关于“政治哲学”(political philosophy)这一概念,历来争议颇多。在西方哲学的语境中,从古希腊时期的苏格拉底、柏拉图、亚里士多德到近代的霍布斯、洛克和卢梭,他们的思考方式和思想内容不尽相同,但无疑都有着政治哲学的共性内涵。当代美国政治学家列奥·施特劳斯(Leo Strauss)精准地指出了政治哲学的实质性内涵:“政治哲学是一种想要真正了解政治事务的本质,以及正确的或良善的政治秩序之企图。

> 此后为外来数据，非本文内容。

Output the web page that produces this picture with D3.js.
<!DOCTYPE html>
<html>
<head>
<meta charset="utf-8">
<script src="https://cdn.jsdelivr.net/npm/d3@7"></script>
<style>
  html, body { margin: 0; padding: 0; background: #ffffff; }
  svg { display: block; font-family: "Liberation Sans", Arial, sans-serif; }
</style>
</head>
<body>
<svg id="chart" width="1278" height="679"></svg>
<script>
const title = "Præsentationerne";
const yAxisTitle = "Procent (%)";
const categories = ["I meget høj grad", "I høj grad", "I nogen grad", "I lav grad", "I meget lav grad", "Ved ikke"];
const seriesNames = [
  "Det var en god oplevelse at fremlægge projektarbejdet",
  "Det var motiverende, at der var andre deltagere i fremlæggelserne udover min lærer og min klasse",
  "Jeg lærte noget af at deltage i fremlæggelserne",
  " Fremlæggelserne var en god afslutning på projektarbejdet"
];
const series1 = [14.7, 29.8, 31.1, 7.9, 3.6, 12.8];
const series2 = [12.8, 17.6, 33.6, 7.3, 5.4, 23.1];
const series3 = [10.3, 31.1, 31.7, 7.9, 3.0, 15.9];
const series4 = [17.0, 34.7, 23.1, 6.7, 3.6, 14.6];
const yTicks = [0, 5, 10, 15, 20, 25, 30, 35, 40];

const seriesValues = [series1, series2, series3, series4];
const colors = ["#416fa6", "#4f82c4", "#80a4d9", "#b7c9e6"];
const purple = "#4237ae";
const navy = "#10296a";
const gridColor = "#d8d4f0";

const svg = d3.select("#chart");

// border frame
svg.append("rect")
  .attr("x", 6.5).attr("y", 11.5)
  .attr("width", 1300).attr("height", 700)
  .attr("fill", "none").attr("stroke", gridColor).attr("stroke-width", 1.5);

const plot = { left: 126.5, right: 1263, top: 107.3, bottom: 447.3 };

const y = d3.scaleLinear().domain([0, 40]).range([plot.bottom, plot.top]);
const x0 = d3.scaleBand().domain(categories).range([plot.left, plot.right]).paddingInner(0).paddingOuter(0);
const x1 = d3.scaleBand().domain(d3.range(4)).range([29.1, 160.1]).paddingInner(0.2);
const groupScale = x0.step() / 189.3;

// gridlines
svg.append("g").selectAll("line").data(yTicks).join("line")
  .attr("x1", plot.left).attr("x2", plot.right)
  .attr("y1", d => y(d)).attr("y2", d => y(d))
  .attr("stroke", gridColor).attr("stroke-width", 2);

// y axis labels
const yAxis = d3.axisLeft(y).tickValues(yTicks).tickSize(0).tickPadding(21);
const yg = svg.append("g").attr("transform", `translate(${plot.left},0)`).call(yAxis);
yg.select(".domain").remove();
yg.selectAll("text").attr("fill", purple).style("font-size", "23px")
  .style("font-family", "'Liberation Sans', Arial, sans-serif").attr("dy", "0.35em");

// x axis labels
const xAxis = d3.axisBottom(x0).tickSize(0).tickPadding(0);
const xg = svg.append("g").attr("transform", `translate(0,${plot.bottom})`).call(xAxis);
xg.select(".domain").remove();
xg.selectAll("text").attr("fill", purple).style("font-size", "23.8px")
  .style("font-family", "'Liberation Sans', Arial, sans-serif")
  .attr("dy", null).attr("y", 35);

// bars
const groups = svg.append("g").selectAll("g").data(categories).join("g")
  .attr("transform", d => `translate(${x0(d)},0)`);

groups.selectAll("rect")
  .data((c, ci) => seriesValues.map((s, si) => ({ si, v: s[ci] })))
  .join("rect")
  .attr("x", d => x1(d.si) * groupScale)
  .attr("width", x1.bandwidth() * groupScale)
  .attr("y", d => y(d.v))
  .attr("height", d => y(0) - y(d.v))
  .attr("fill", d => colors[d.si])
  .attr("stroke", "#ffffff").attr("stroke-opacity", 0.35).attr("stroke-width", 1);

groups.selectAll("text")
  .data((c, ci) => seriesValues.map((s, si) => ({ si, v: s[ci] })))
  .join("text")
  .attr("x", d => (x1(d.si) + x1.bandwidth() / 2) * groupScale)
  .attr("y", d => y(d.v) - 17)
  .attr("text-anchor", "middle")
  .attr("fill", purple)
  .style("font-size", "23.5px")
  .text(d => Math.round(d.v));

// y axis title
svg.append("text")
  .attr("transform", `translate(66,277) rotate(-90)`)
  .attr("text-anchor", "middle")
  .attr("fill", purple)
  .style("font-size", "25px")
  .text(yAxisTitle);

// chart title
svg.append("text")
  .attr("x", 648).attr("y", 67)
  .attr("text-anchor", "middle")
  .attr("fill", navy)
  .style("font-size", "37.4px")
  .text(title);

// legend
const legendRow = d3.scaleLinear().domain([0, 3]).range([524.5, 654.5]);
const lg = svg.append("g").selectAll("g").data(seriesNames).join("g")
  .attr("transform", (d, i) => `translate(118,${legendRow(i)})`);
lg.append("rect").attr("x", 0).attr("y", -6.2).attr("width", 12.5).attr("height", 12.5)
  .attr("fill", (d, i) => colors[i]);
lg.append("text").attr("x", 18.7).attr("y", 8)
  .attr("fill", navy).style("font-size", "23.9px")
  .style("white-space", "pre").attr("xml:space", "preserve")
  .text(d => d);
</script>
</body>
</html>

”[4](p3)在此基础上,“不同理念导致对政治目的的不同理解,有的说政治的目的是生存活命;有的说是过好生活;有的说是获得荣耀;有的说是争取自由;有的说是来世得到救赎;有的说是通过革命推翻资本主义,以实现人性的解放”[5](p17)。从这个意义上讲,无论是试图建构理想国家的柏拉图,还是要追寻共产主义的马克思,都以一种美好的政治秩序和政治理想为最终目的。但不同的是,柏拉图仅仅是一个解释世界的哲学家,其政治实践并不成功;马克思的政治哲学在成功地解释世界的同时,又以新的世界观和方法论改变了世界。由此,在西方政治哲学传统语境中成长起来的马克思政治哲学,在成熟后又超越了西方政治哲学语境,并从自身中分化出两个维度:“一个是既有的理想性维度的政治哲学,二是从马克思的基本原则发展引申而来的现实性维度的政治哲学。这两个方面构成了马克思政治哲学的两种不同的进路,两种进路之间既存在着某种张力,但也构成一种互补关系。”[6]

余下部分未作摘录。